> Source records:
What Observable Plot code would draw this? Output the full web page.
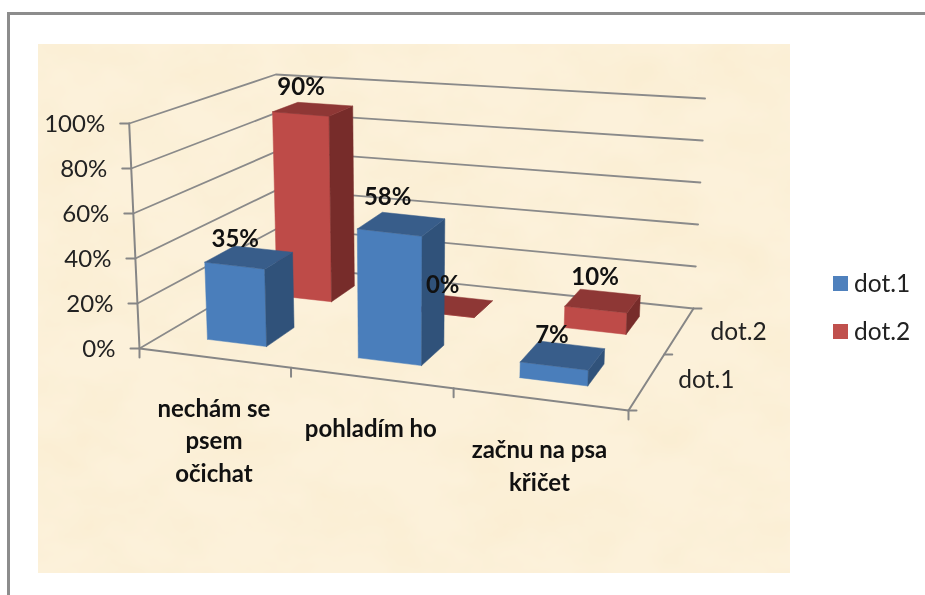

==

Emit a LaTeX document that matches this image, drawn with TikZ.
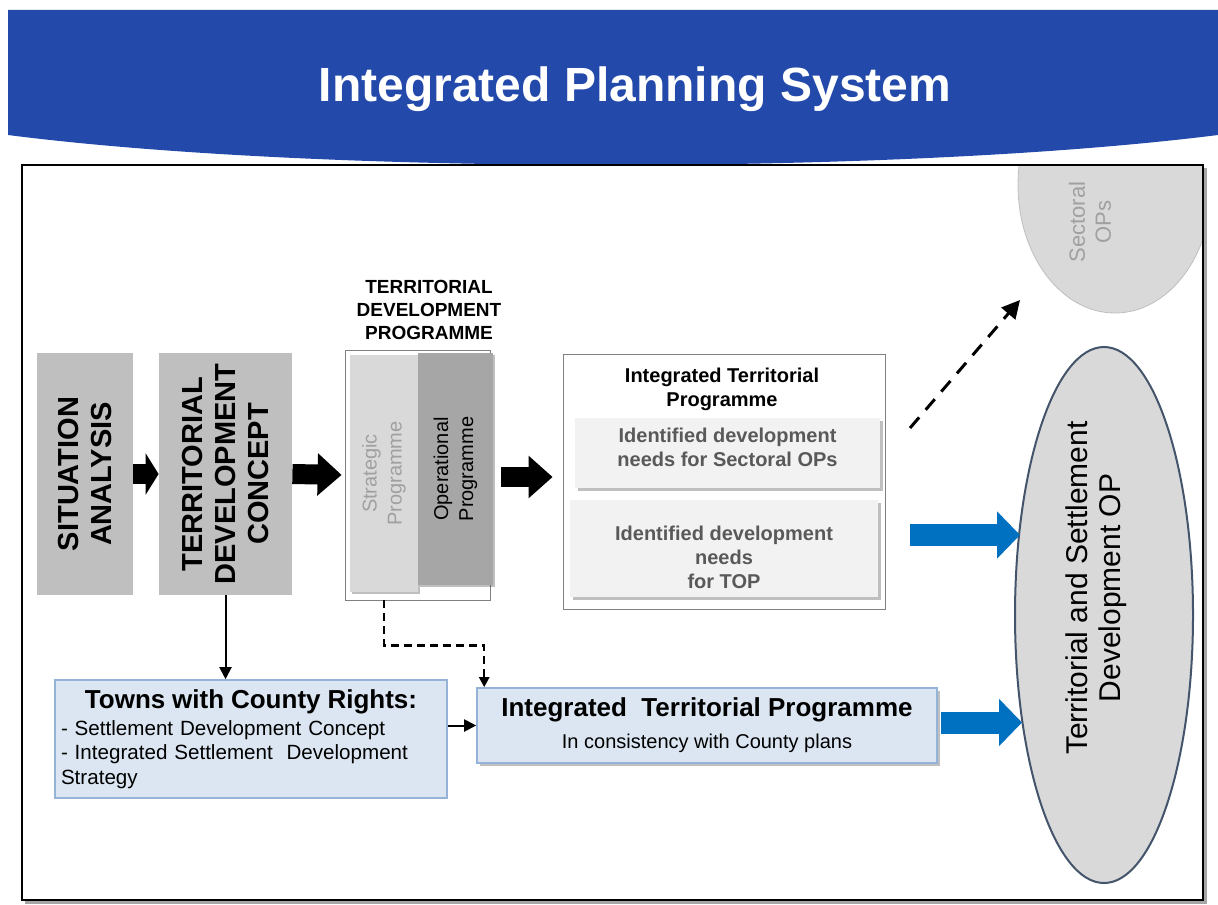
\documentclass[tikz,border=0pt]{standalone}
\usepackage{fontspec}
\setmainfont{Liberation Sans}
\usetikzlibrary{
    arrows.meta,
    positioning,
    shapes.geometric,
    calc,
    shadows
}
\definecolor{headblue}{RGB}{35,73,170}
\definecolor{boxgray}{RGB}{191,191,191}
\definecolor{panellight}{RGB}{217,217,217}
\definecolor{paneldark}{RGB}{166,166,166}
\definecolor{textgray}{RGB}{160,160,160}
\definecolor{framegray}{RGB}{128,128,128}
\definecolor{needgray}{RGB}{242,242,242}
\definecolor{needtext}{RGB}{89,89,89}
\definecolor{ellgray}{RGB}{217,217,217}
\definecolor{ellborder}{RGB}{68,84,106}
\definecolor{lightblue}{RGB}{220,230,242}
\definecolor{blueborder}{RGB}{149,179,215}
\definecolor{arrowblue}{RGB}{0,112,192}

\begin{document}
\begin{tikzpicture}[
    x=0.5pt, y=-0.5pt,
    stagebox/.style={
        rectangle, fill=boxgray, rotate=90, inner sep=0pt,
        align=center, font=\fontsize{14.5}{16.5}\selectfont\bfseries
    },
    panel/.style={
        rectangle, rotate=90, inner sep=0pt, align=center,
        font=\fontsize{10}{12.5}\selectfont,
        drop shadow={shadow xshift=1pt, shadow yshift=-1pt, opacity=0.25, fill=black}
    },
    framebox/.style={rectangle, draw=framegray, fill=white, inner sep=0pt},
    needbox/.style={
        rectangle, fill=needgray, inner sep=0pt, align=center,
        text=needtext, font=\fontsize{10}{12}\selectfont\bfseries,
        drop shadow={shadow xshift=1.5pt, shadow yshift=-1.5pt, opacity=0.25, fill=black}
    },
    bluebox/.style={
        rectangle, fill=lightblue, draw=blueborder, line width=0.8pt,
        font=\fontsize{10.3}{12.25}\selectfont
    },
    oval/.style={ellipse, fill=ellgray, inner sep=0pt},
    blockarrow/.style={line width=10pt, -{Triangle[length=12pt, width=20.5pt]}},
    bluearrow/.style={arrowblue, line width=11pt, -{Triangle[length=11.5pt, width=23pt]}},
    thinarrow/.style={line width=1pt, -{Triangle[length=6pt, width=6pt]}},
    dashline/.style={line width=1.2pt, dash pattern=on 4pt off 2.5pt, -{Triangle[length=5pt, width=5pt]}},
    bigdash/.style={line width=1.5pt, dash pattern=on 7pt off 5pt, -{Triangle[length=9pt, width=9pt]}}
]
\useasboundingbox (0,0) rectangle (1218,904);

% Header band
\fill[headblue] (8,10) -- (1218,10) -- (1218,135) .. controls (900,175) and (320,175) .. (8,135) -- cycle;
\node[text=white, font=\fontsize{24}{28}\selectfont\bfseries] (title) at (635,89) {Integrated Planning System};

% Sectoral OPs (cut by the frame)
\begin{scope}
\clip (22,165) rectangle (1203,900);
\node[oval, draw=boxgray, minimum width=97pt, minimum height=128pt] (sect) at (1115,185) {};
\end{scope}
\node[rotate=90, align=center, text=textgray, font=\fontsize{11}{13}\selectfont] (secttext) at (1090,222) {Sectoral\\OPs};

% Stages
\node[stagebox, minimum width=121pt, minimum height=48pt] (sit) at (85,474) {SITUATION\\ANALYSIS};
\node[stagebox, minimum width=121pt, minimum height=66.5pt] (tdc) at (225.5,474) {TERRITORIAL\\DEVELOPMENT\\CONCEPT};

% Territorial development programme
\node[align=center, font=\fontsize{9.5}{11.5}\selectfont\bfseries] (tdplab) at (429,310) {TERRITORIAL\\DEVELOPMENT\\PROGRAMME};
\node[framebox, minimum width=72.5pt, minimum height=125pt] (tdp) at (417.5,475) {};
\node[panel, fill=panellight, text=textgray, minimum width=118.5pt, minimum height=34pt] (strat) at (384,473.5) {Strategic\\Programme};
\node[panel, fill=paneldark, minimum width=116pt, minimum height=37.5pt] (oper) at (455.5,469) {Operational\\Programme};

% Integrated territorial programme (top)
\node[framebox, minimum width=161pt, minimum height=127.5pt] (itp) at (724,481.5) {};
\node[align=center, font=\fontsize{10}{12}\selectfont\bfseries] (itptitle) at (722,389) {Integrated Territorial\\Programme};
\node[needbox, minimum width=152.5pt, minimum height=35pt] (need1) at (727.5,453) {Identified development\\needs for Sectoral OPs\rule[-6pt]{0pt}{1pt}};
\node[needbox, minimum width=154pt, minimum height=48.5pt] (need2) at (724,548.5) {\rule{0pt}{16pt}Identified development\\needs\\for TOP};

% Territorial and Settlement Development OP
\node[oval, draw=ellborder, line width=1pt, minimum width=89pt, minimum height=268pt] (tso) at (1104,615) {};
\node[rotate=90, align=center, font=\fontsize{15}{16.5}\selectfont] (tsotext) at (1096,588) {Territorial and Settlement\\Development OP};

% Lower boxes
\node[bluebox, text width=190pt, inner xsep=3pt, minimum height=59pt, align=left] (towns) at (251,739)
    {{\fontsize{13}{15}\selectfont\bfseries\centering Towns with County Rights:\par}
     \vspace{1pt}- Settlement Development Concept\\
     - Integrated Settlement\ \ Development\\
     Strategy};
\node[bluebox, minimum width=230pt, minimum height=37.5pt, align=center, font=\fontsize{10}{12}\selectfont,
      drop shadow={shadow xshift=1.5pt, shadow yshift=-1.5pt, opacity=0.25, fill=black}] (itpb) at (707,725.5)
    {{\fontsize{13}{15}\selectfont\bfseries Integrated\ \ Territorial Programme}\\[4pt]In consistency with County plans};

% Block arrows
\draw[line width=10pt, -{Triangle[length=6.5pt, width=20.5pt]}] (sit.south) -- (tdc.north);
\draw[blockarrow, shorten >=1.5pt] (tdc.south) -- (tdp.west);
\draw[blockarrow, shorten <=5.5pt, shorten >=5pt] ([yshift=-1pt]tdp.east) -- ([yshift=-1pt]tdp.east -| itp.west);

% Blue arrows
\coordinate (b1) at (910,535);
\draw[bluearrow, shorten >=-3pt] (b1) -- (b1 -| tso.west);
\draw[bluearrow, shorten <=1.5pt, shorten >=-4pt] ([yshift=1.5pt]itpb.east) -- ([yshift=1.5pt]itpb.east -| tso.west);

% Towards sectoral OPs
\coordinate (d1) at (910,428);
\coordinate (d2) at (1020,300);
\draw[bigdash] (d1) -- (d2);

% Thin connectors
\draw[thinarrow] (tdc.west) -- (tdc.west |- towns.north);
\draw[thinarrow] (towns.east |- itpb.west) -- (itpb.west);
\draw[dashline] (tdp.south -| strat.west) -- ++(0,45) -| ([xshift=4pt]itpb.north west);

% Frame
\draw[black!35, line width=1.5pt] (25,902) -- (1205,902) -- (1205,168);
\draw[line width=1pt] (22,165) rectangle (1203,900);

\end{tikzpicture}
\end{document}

---

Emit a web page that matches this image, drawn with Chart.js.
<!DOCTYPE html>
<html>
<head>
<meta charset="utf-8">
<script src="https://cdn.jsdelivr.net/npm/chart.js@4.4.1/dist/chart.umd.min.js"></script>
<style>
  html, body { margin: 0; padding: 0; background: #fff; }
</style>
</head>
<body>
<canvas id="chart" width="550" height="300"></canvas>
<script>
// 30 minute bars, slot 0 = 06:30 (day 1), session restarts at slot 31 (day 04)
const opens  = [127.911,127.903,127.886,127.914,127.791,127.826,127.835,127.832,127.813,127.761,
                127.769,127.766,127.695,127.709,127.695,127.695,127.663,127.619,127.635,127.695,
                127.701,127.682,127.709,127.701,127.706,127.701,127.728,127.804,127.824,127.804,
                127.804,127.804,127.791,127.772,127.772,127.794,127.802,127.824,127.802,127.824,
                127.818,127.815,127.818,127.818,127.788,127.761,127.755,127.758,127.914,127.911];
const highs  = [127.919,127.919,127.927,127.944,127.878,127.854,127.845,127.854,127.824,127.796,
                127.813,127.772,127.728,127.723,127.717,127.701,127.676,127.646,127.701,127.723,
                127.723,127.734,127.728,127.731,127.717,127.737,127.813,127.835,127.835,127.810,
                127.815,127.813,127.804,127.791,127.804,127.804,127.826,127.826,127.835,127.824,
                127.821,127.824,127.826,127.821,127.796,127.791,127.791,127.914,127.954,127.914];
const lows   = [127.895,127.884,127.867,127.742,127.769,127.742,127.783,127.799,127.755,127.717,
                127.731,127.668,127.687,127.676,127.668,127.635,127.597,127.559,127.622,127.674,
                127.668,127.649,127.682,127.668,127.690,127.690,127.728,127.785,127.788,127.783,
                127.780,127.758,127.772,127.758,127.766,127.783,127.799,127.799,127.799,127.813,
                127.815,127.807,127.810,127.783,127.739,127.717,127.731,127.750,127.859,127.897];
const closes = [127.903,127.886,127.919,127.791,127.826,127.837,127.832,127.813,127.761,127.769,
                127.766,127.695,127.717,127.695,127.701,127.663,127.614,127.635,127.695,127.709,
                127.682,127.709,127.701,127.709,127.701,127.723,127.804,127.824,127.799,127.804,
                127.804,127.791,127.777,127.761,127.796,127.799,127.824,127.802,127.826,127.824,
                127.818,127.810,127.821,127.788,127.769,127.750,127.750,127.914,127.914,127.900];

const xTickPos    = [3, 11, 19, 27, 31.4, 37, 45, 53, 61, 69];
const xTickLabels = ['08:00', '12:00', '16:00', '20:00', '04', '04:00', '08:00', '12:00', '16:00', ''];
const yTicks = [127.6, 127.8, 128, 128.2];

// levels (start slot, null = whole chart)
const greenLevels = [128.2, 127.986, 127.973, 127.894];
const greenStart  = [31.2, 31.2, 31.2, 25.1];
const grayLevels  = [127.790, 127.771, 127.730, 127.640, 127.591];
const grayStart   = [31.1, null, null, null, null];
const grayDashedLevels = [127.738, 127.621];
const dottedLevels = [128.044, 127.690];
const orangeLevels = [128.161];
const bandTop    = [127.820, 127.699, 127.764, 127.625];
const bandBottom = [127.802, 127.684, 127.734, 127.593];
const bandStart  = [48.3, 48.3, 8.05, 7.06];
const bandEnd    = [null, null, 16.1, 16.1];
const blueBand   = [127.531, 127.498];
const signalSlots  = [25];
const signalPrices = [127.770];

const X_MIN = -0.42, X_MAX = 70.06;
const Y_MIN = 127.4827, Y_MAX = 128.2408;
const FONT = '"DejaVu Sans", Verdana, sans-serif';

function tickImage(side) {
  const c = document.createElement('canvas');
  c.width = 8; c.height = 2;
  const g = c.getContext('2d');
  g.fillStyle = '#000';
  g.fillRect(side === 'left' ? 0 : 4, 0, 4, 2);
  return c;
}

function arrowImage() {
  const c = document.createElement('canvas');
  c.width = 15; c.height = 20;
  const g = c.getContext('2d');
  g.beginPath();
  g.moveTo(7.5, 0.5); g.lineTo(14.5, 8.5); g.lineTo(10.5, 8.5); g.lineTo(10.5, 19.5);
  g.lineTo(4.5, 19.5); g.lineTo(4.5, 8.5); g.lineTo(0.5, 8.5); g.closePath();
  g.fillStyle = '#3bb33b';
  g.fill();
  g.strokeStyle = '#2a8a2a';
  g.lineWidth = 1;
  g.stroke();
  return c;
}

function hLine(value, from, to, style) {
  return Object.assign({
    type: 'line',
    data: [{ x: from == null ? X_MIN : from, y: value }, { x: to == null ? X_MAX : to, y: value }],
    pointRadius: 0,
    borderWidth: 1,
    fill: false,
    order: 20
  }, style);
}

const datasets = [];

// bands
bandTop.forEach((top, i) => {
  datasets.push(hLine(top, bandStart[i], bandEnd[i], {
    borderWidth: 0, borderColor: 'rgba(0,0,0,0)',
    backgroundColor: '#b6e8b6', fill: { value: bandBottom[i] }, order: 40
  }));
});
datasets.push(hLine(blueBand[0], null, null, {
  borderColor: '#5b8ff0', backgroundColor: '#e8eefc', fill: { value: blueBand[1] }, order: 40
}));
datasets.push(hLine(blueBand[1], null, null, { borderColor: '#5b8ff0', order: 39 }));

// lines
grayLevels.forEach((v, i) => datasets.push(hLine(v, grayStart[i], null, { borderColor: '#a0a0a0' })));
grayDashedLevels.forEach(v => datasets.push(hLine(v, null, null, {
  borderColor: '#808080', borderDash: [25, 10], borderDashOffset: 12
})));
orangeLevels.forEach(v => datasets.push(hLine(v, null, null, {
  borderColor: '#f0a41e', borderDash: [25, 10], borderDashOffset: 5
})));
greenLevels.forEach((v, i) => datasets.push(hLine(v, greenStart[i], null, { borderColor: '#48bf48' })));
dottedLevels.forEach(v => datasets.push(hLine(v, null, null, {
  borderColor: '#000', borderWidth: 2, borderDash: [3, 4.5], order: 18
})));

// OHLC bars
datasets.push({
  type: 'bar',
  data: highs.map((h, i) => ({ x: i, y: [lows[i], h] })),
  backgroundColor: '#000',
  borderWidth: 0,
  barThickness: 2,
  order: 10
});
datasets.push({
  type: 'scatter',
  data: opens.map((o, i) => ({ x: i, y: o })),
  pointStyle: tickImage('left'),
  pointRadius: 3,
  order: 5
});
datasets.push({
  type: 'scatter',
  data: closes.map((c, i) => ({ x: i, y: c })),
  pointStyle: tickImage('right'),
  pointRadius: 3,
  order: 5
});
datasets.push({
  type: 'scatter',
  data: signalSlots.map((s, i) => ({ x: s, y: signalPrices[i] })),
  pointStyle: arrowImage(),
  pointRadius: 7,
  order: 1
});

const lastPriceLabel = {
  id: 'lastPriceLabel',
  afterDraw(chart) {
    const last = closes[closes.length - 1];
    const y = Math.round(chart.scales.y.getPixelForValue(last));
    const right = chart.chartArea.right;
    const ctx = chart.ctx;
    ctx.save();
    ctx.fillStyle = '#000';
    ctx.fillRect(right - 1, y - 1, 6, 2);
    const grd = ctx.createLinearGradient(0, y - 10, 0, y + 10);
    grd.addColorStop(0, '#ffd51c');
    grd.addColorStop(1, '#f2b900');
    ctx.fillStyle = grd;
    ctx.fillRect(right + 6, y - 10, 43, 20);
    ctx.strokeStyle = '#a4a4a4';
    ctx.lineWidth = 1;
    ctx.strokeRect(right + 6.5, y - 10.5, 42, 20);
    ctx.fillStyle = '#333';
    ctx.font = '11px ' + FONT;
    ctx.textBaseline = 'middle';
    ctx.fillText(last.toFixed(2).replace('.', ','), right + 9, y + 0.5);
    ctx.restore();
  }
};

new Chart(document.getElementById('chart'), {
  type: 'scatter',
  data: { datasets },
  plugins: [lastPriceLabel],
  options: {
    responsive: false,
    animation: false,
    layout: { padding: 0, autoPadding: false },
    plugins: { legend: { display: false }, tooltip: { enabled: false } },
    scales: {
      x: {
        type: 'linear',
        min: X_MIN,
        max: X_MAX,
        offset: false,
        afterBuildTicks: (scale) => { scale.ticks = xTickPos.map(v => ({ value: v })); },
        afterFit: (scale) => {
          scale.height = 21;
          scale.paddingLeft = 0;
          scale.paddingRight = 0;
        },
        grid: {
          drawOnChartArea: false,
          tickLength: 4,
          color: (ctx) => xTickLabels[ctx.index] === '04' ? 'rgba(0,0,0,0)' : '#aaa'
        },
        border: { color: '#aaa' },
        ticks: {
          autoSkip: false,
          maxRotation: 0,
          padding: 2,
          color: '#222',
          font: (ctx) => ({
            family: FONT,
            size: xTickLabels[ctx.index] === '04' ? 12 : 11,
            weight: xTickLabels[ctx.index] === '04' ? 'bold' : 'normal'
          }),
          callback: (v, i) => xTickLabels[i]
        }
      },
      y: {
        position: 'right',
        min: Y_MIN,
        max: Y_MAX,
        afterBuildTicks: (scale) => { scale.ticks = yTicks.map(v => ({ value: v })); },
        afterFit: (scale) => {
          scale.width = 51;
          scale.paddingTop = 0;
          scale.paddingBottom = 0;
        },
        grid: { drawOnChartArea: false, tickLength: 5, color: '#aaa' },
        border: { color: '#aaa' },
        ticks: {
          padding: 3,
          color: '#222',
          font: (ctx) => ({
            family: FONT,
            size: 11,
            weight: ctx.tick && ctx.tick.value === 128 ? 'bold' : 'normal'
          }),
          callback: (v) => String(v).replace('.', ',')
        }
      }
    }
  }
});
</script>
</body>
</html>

> Set problem: Return only the number of lines in the data above that include the word "matches".

> Written answer: 2